В Третьей симфонии вы слышите о герое. Он не приходит к нам, как рисует финал Третьей симфонии, откуда–то с небес, чтобы принести чуждый, новый, необходимый нам огонь. Нет, герой вырастает среди нас, мы питаем его нашими страданиями, нашими надеждами, он вырастает, становится необходимым элементом дальнейшего роста масс, он — важнейший орган развивающегося, расцветающего коллектива.

Я думаю, что только псевдодемократия может привести людей к недостаточной оценке героев и вождей.

И я скажу: когда я в памяти своей перебираю серию этих человеческих маяков, волшебных гениев, каждый из них возбуждает, конечно, горячую любовь к себе; но все–таки никто из них, кроме Бетховена, не трогает меня каким–то особенным образом. Нам хотелось бы видеть сейчас среди нас Гете, Софокла; но никого из них сердце не жаждет так, как Бетховена.

Мы благословляем его за эту могучую ласку, так успокаивающую, гармонизирующую все то, чем ужасна наша жизнь. Хотелось бы прижаться к нему, как сын к отцу, хотелось бы поцеловать ту руку, которая запечатлела эту веру и эти страдания на нотной бумаге.
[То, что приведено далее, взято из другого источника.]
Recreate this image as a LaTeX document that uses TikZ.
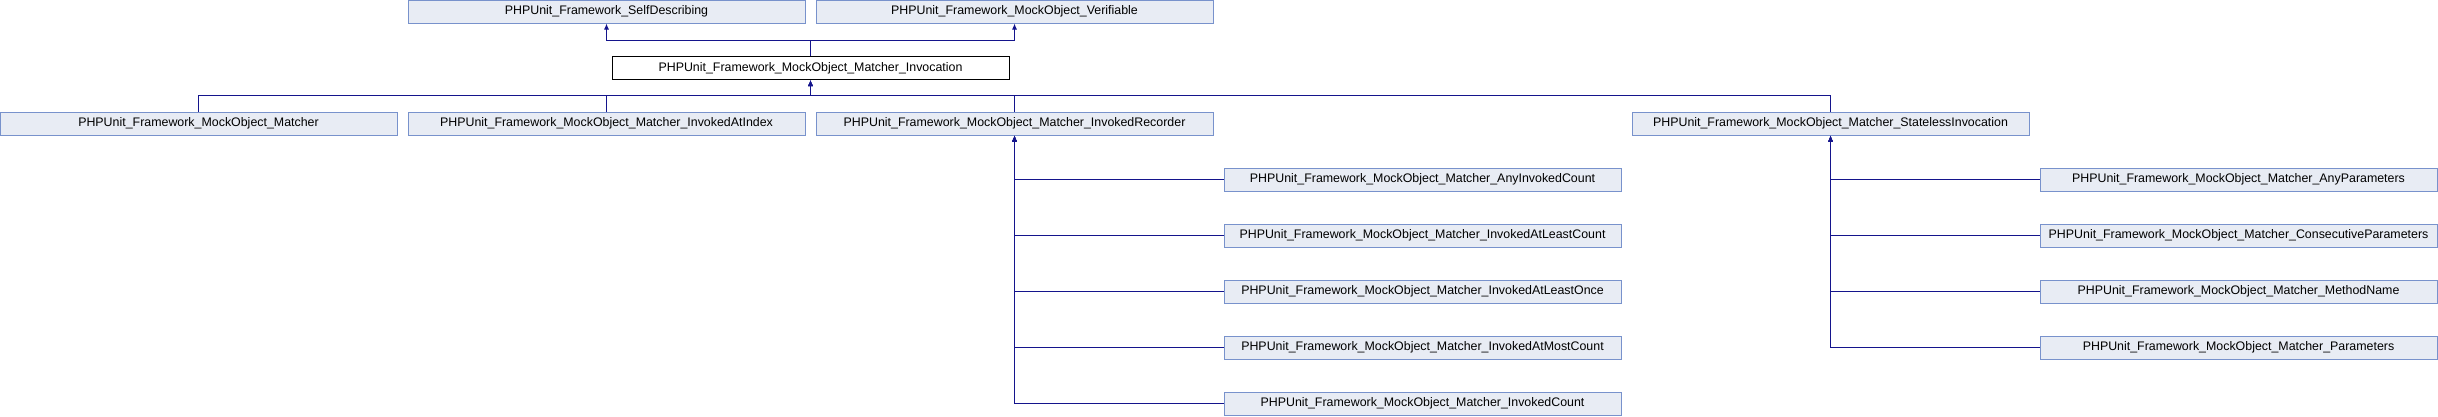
\documentclass[tikz,border=0pt]{standalone}
\usepackage{fontspec}
\setmainfont{Liberation Sans}
\usetikzlibrary{arrows.meta}
\definecolor{lien}{RGB}{20,20,140}
\definecolor{fond}{RGB}{232,236,244}
\definecolor{bord}{RGB}{120,146,204}
\tikzset{
  classe/.style={draw=bord, fill=fond, line width=1pt, minimum width=397pt,
    minimum height=23pt, inner sep=0pt, font=\fontsize{12.4}{14}\selectfont},
  herite/.style={draw=lien, line width=1pt, -{Latex[length=6pt,width=5pt]}}
}
\begin{document}
\begin{tikzpicture}[x=1pt, y=-1pt]
            \useasboundingbox (0,0) rectangle (2438,416);
            % Interfaces
            \node[classe] (selfdesc) at (606.5,11.5) {PHPUnit\_Framework\_SelfDescribing};
            \node[classe] (verif) at (1014.5,11.5) {PHPUnit\_Framework\_MockObject\_Verifiable};
            % Classe courante
            \node[classe, draw=black, fill=white] (invoc) at (810.5,68) {PHPUnit\_Framework\_MockObject\_Matcher\_Invocation};
            % Classes filles
            \node[classe] (matcher) at (198.5,123.5) {PHPUnit\_Framework\_MockObject\_Matcher};
            \node[classe] (atindex) at (606.5,123.5) {PHPUnit\_Framework\_MockObject\_Matcher\_InvokedAtIndex};
            \node[classe] (recorder) at (1014.5,123.5) {PHPUnit\_Framework\_MockObject\_Matcher\_InvokedRecorder};
            \node[classe] (stateless) at (1830.5,123.5) {PHPUnit\_Framework\_MockObject\_Matcher\_StatelessInvocation};
            % Sous-classes de InvokedRecorder
            \node[classe] (anycount) at (1422.5,179.5) {PHPUnit\_Framework\_MockObject\_Matcher\_AnyInvokedCount};
            \node[classe] (leastcount) at (1422.5,235.5) {PHPUnit\_Framework\_MockObject\_Matcher\_InvokedAtLeastCount};
            \node[classe] (leastonce) at (1422.5,291.5) {PHPUnit\_Framework\_MockObject\_Matcher\_InvokedAtLeastOnce};
            \node[classe] (mostcount) at (1422.5,347.5) {PHPUnit\_Framework\_MockObject\_Matcher\_InvokedAtMostCount};
            \node[classe] (count) at (1422.5,403.5) {PHPUnit\_Framework\_MockObject\_Matcher\_InvokedCount};
            % Sous-classes de StatelessInvocation
            \node[classe] (anyparams) at (2238.5,179.5) {PHPUnit\_Framework\_MockObject\_Matcher\_AnyParameters};
            \node[classe] (consec) at (2238.5,235.5) {PHPUnit\_Framework\_MockObject\_Matcher\_ConsecutiveParameters};
            \node[classe] (method) at (2238.5,291.5) {PHPUnit\_Framework\_MockObject\_Matcher\_MethodName};
            \node[classe] (params) at (2238.5,347.5) {PHPUnit\_Framework\_MockObject\_Matcher\_Parameters};
            % Heritage
            \draw[herite] (invoc.north) -- ++(0,-16) -| (selfdesc.south);
            \draw[herite] (invoc.north) -- ++(0,-16) -| (verif.south);
            \draw[herite] (matcher.north) -- ++(0,-16) -| (invoc.south);
            \draw[herite] (atindex.north) -- ++(0,-16) -| (invoc.south);
            \draw[herite] (recorder.north) -- ++(0,-16) -| (invoc.south);
            \draw[herite] (stateless.north) -- ++(0,-16) -| (invoc.south);
            \draw[herite] (anycount.west) -| (recorder.south);
            \draw[herite] (leastcount.west) -| (recorder.south);
            \draw[herite] (leastonce.west) -| (recorder.south);
            \draw[herite] (mostcount.west) -| (recorder.south);
            \draw[herite] (count.west) -| (recorder.south);
            \draw[herite] (anyparams.west) -| (stateless.south);
            \draw[herite] (consec.west) -| (stateless.south);
            \draw[herite] (method.west) -| (stateless.south);
            \draw[herite] (params.west) -| (stateless.south);
\end{tikzpicture}
\end{document}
Бетховен — герой, Бетховен — вождь, и никогда, я думаю, он не был так нов, так необходим, никогда призывы Бетховена не могли раздаться с такой силой, как теперь. Хотелось бы думать, что не только над головами присутствующих, что скоро проповедь его начнет реять над головами миллионных масс, находить отклик в рабоче–крестьянских сердцах, что этот могучий, горячий источник любви, скорби и веры в будущее станет достоянием всего человечества.


*1 Стр. 75 — Встрече с Люсьеном Капэ посвящена статья Луначарского «У музыканта», написанная в 1913 году (см. стр. 40 настоящего сборника).

*2 Стр. 77 — Сюарес Андрэ (1868 — 1948) — французский писатель, публицист и поэт, автор работ «Се человек», «Путешествие кондотьера» и др.

В ряде его сочинений отразились реакционные идеи. Тем не менее, как справедливо отмечает Луначарский, у Сюареса имеются верные и меткие эстетические суждения, в частности, о творчестве Бетховена.